DeSantis called the mandates announced earlier in the day by the Biden administration “unconstitutional” and “illegal” and even promised to use state taxpayer money to offset any fines assessed by federal authorities against businesses in the state.

The governor also predicted that the new mandates, which won’t be enacted until after the holiday season, would be just the beginning. He added that the Biden administration would eventually mandate that those previously inoculated to get booster shots.

Florida’s lawsuit will be filed by Attorney General Ashley Moody, who also blasted the vaccine mandates and called the Biden administration actions “authoritarian.”

“When this president grew angry and lost his patience and said that unvaccinated Americans were killing others he decided to violate the restriction of his powers through our constitution and impose his will,” Moody said.

Despite his insistence that no one should be fired for refusing to get a shot, DeSantis has stopped short of advocating for a complete ban on employer requirements. Instead he suggested that businesses will be confronted with sanctions that would convince them to drop considerations of mandates. The governor also contended that lawmakers could strip from employers recently-enacted protections from Covid-19 related lawsuits even though he did not include this proposal in the special session proclamation he issued last week.

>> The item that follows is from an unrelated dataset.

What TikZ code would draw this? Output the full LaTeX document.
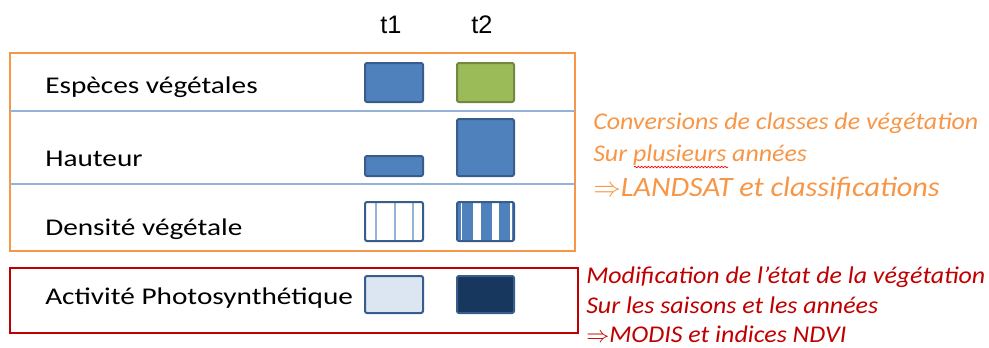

Agriculture Commissioner Nikki Fried, a Democrat who is challenging DeSantis in next year’s governor’s race, said she did not agree with the Biden administration mandates, but suggested that the governor was being hypocritical because he has gone after school boards and local governments because they did not want to follow his policies on Covid-19.

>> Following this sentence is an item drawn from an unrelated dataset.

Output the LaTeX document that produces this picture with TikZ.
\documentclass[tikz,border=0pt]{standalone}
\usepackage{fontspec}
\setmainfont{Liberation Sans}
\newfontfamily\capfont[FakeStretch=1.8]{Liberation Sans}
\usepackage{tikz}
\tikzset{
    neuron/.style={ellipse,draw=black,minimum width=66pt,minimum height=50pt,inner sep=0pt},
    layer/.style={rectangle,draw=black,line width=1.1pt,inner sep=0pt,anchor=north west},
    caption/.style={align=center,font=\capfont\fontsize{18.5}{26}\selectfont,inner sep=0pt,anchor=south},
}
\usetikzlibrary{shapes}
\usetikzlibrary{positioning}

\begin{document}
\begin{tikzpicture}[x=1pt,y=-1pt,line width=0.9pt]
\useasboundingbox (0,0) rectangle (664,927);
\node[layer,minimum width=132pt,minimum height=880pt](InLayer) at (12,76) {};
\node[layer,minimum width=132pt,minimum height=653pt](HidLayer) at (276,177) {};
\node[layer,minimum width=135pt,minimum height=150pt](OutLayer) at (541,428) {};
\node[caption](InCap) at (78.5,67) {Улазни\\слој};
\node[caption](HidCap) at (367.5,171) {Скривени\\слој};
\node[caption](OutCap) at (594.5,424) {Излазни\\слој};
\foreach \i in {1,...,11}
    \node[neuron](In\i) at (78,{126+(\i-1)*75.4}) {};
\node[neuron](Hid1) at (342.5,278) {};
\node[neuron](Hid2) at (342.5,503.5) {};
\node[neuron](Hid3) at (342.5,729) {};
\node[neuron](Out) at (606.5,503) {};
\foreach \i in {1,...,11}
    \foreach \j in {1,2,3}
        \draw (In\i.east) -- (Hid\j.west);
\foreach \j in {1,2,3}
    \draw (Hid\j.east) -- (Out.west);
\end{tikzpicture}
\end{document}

“We are in this position due to a failure of leadership from Governor DeSantis who has been providing a platform for conspiracy theorists and extremism by denying the efficacy of vaccines and science-based public health policies,” Fried said in a statement. “The governor himself is now trying to enact his own mandates to block businesses, local governments, and school boards from protecting their own constituents.”

The Biden administration released two new rules on Thursday that will be enforced starting Jan. 4. Together the rules are expected to affect over one million workers and follow guidelines for federal contractors already put in place that are also now set to take effect Jan. 4. Yet those guidelines for contractors are also the target of several lawsuits, including one filed by Florida last week.

In a statement Biden defended the need for the mandates.

"The virus will not go away by itself, or because we wish it away: we have to act," Biden said. "Vaccination is the single best pathway out of this pandemic. And while I would have much preferred that requirements not become necessary, too many people remain unvaccinated for us to get out of this pandemic for good."

DeSantis argued that the rules for employers — which is being enacted by the Occupational Safety and Health Administration — were never authorized by Congress and that OSHA cannot legally justify that an emergency exists to impose it now. He said that once the state files its challenge in the 11th Circuit Court of Appeals in Atlanta, Florida will ask for it to be immediately suspended.

"I think this rule is absolutely going down," he said during a morning press conference in Jacksonville.

Florida’s legislative leaders — who were blindsided by DeSantis’ push to hold a special session this month — are still backing much of what the governor wants. Florida House Speaker Chris Sprowls and Senate President Wilton Simpson repeated on Thursday that they want to consider legislation that would replace OSHA with state oversight.

“Today, though, it has become even clearer that OSHA is being weaponized by the Biden Administration not to protect workers, but to institute an illegal and unconstitutional nationwide vaccine mandate that robs Americans of the dignity of work,” Sprowls and Simpson said in a joint statement. “As we have said before, the Florida Legislature looks forward to pursuing separation from OSHA and creating Florida’s own safety and health standards that reflect the views and values of our state.”